* _What you are asked to do_: Starting with the first line below, extract each line through the one that contains "-0.151, -0.214, -0.251];", inclusive, excluding pictures.

Entries with chart source code
___

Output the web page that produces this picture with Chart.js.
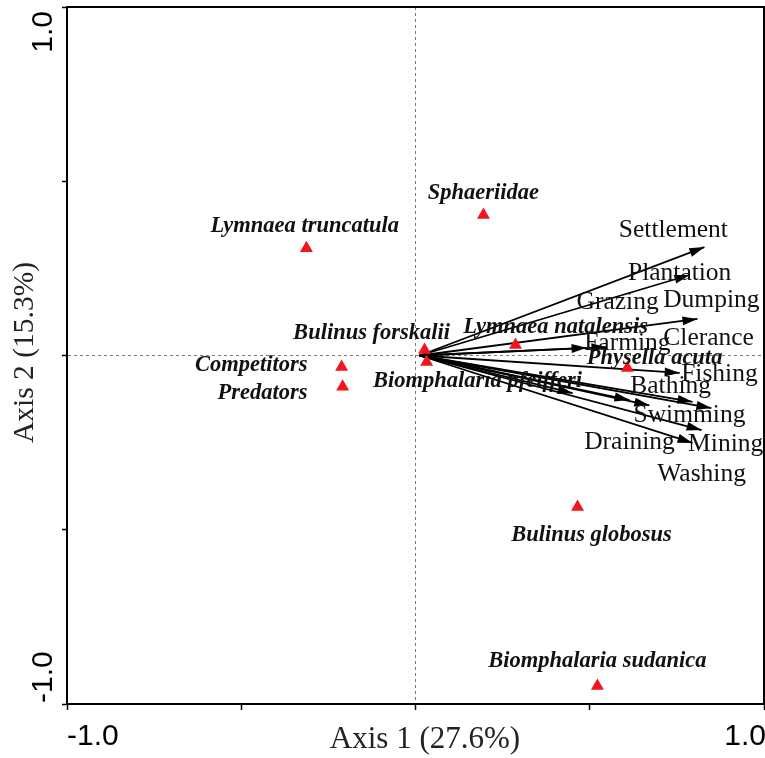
<!DOCTYPE html>
<html>
<head>
<meta charset="utf-8">
<script src="https://cdn.jsdelivr.net/npm/chart.js@4.4.1/dist/chart.umd.min.js"></script>
<style>
  html, body { margin: 0; padding: 0; background: #fff; }
  canvas { display: block; }
</style>
</head>
<body>
<canvas id="myChart" width="765" height="758"></canvas>
<script>
// species scores (red triangles)
const speciesNames = [
  "Sphaeriidae", "Lymnaea truncatula", "Bulinus forskalii", "Biomphalaria pfeifferi",
  "Competitors", "Predators", "Lymnaea natalensis", "Physella acuta",
  "Bulinus globosus", "Biomphalaria sudanica"
];
const speciesX = [0.195, -0.313, 0.026, 0.032, -0.212, -0.209, 0.287, 0.608, 0.465, 0.522];
const speciesY = [0.403, 0.308, 0.016, -0.019, -0.033, -0.090, 0.030, -0.036, -0.435, -0.948];
// where the species names sit
const speciesLabelX = [0.195, -0.318, -0.126, 0.178, -0.471, -0.439, 0.402, 0.686, 0.505, 0.522];
const speciesLabelY = [0.466, 0.372, 0.065, -0.073, -0.027, -0.108, 0.082, -0.007, -0.515, -0.877];

// environmental arrows (tips)
const arrowOrigin = [0.012, 0];
const arrowX = [0.829, 0.786, 0.809, 0.548, 0.491, 0.758, 0.451, 0.614, 0.671, 0.795, 0.849, 0.821, 0.795];
const arrowY = [0.311, 0.231, 0.105, 0.024, 0.022, -0.050, -0.108, -0.128, -0.143, -0.133, -0.151, -0.214, -0.251];

const envLabels = ["Settlement", "Plantation", "Grazing", "Dumping", "Farming", "Clerance",
  "Fishing", "Bathing", "Swimming", "Draining", "Mining", "Washing"];
const envLabelX = [0.740, 0.758, 0.580, 0.849, 0.608, 0.841, 0.872, 0.732, 0.786, 0.614, 0.890, 0.821];
const envLabelY = [0.359, 0.235, 0.152, 0.158, 0.036, 0.050, -0.053, -0.088, -0.171, -0.250, -0.254, -0.341];

const axisTicks = [-1.0, 1.0];
const xTitle = "Axis 1 (27.6%)";
const yTitle = "Axis 2 (15.3%)";

const arrowSets = arrowX.map((x, i) => ({
  type: "line",
  data: [{ x: arrowOrigin[0], y: arrowOrigin[1] }, { x: x, y: arrowY[i] }],
  borderColor: "#000",
  borderWidth: 1.8,
  pointRadius: 0,
  fill: false,
  order: 2,
}));

const decorations = {
  id: "decorations",
  afterDatasetsDraw(chart) {
    const ctx = chart.ctx;
    const xs = chart.scales.x;
    const ys = chart.scales.y;
    const area = chart.chartArea;

    // top and right frame
    ctx.save();
    ctx.strokeStyle = "#000";
    ctx.lineWidth = 2;
    ctx.beginPath();
    ctx.moveTo(area.left, area.top);
    ctx.lineTo(area.right, area.top);
    ctx.lineTo(area.right, area.bottom);
    ctx.stroke();

    // arrow heads
    const ox = xs.getPixelForValue(arrowOrigin[0]);
    const oy = ys.getPixelForValue(arrowOrigin[1]);
    ctx.fillStyle = "#000";
    arrowX.forEach((v, i) => {
      const tx = xs.getPixelForValue(v);
      const ty = ys.getPixelForValue(arrowY[i]);
      const a = Math.atan2(ty - oy, tx - ox);
      const len = 15, half = 4.5;
      ctx.beginPath();
      ctx.moveTo(tx, ty);
      ctx.lineTo(tx - len * Math.cos(a) + half * Math.sin(a), ty - len * Math.sin(a) - half * Math.cos(a));
      ctx.lineTo(tx - len * Math.cos(a) - half * Math.sin(a), ty - len * Math.sin(a) + half * Math.cos(a));
      ctx.closePath();
      ctx.fill();
    });

    // labels
    ctx.textAlign = "center";
    ctx.textBaseline = "middle";
    ctx.fillStyle = "#111";
    ctx.font = 'bold italic 22.5px "Liberation Serif", serif';
    speciesNames.forEach((n, i) => {
      ctx.fillText(n, xs.getPixelForValue(speciesLabelX[i]), ys.getPixelForValue(speciesLabelY[i]));
    });
    ctx.font = '25.5px "Liberation Serif", serif';
    envLabels.forEach((n, i) => {
      ctx.fillText(n, xs.getPixelForValue(envLabelX[i]), ys.getPixelForValue(envLabelY[i]));
    });

    // tick labels
    ctx.fillStyle = "#000";
    ctx.font = '30px "Liberation Sans", Arial, sans-serif';
    ctx.textBaseline = "alphabetic";
    const tickY = area.bottom + 41;
    ctx.textAlign = "left";
    ctx.fillText(axisTicks[0].toFixed(1), xs.getPixelForValue(axisTicks[0]), tickY);
    ctx.textAlign = "right";
    ctx.fillText(axisTicks[1].toFixed(1), xs.getPixelForValue(axisTicks[1]) + 2, tickY);

    ctx.save();
    ctx.translate(52, 0);
    ctx.rotate(-Math.PI / 2);
    ctx.textAlign = "right";
    ctx.fillText(axisTicks[1].toFixed(1), -ys.getPixelForValue(axisTicks[1]) - 4, 0);
    ctx.textAlign = "left";
    ctx.fillText(axisTicks[0].toFixed(1), -ys.getPixelForValue(axisTicks[0]) + 1, 0);
    ctx.restore();

    // axis titles
    ctx.textAlign = "center";
    ctx.textBaseline = "middle";
    ctx.fillStyle = "#222";
    ctx.font = '31px "Liberation Serif", serif';
    ctx.fillText(xTitle, 425, 740);
    ctx.font = '29.5px "Liberation Serif", serif';
    ctx.save();
    ctx.translate(25, ys.getPixelForValue(0) - 3);
    ctx.rotate(-Math.PI / 2);
    ctx.fillText(yTitle, 0, 0);
    ctx.restore();

    ctx.restore();
  },
};

const zeroGrid = (c) => (c.tick && c.tick.value === 0 ? "#7a7a7a" : "rgba(0,0,0,0)");

new Chart(document.getElementById("myChart").getContext("2d"), {
  type: "scatter",
  data: {
    datasets: [
      ...arrowSets,
      {
        label: "Species",
        data: speciesX.map((x, i) => ({ x: x, y: speciesY[i] })),
        pointStyle: "triangle",
        pointRadius: 7.5,
        backgroundColor: "#f5141e",
        borderWidth: 0,
        order: 1,
      },
    ],
  },
  options: {
    responsive: false,
    animation: false,
    devicePixelRatio: 1,
    layout: { autoPadding: false, padding: { left: 62, right: 1, top: 7, bottom: 48 } },
    plugins: { legend: { display: false }, tooltip: { enabled: false } },
    scales: {
      x: {
        type: "linear",
        min: -1,
        max: 1,
        ticks: { stepSize: 0.5, display: false },
        grid: { color: zeroGrid, lineWidth: 1, tickLength: 6, tickColor: "#000", tickWidth: 1.5 },
        border: { color: "#000", width: 2, dash: [3, 3] },
      },
      y: {
        type: "linear",
        min: -1,
        max: 1,
        ticks: { stepSize: 0.5, display: false },
        grid: { color: zeroGrid, lineWidth: 1, tickLength: 5, tickColor: "#000", tickWidth: 1.5 },
        border: { color: "#000", width: 2, dash: [3, 3] },
      },
    },
  },
  plugins: [decorations],
});
</script>
</body>
</html>
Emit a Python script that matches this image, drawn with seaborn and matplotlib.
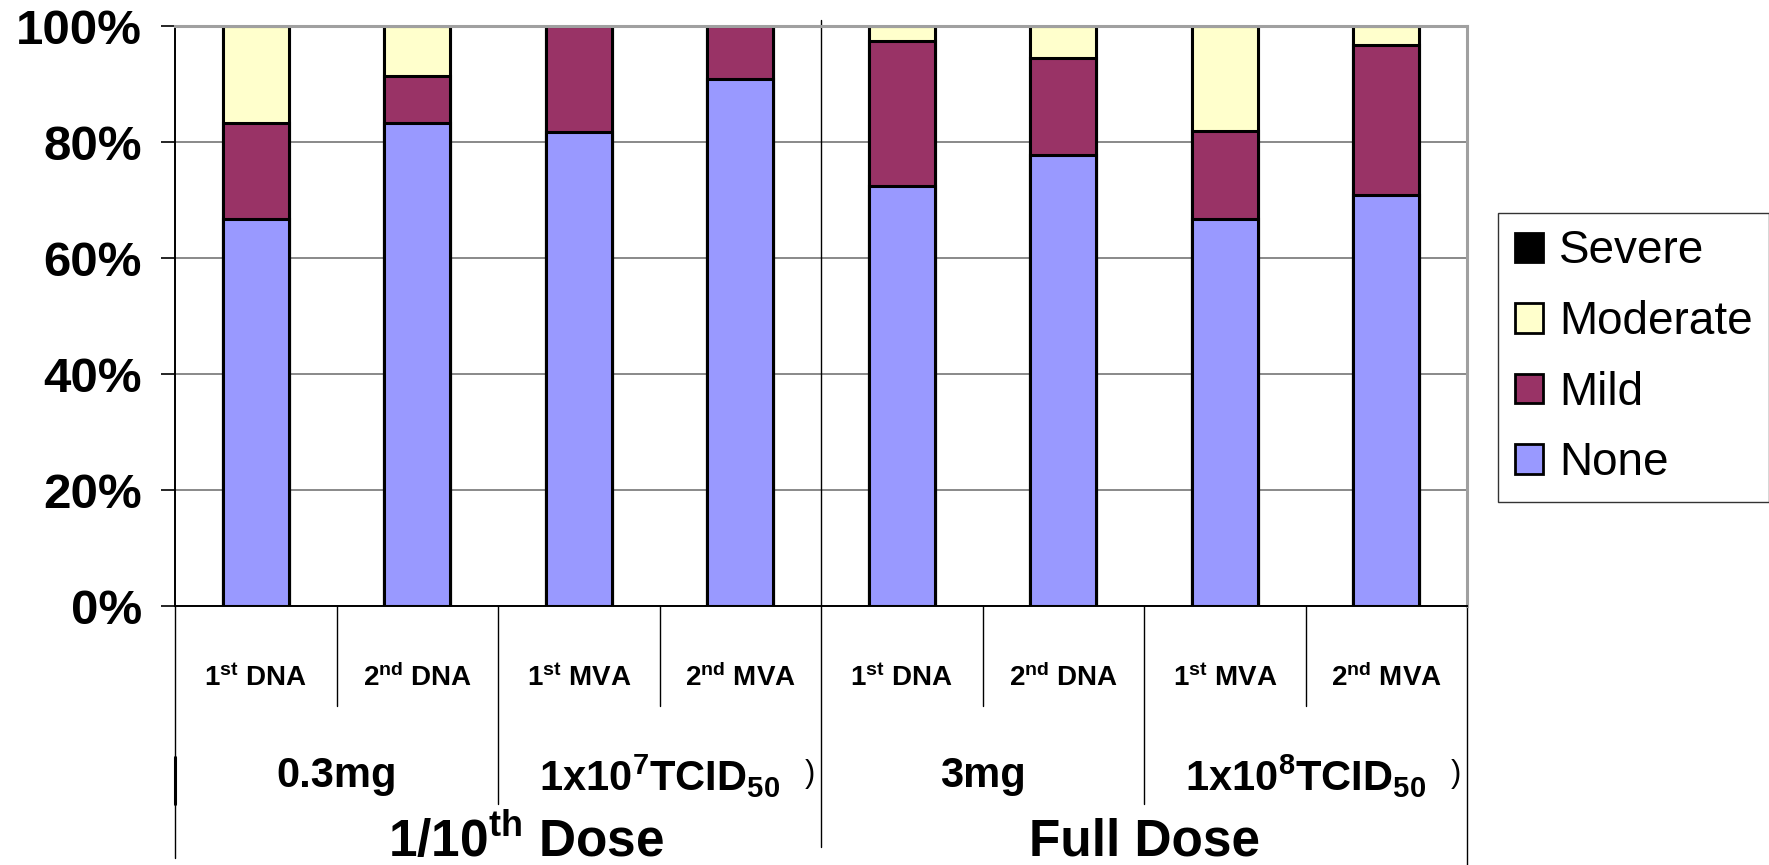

___

* _Complete output_:
Output the web page that produces this picture with Chart.js.
<!DOCTYPE html>
<html>
<head>
<meta charset="utf-8">
<script src="https://cdn.jsdelivr.net/npm/chart.js@4.4.1/dist/chart.umd.min.js"></script>
<style>
  html, body { margin: 0; padding: 0; background: #fff; }
  canvas { display: block; }
</style>
</head>
<body>
<canvas id="myChart" width="765" height="758"></canvas>
<script>
// species scores (red triangles)
const speciesNames = [
  "Sphaeriidae", "Lymnaea truncatula", "Bulinus forskalii", "Biomphalaria pfeifferi",
  "Competitors", "Predators", "Lymnaea natalensis", "Physella acuta",
  "Bulinus globosus", "Biomphalaria sudanica"
];
const speciesX = [0.195, -0.313, 0.026, 0.032, -0.212, -0.209, 0.287, 0.608, 0.465, 0.522];
const speciesY = [0.403, 0.308, 0.016, -0.019, -0.033, -0.090, 0.030, -0.036, -0.435, -0.948];
// where the species names sit
const speciesLabelX = [0.195, -0.318, -0.126, 0.178, -0.471, -0.439, 0.402, 0.686, 0.505, 0.522];
const speciesLabelY = [0.466, 0.372, 0.065, -0.073, -0.027, -0.108, 0.082, -0.007, -0.515, -0.877];

// environmental arrows (tips)
const arrowOrigin = [0.012, 0];
const arrowX = [0.829, 0.786, 0.809, 0.548, 0.491, 0.758, 0.451, 0.614, 0.671, 0.795, 0.849, 0.821, 0.795];
const arrowY = [0.311, 0.231, 0.105, 0.024, 0.022, -0.050, -0.108, -0.128, -0.143, -0.133, -0.151, -0.214, -0.251];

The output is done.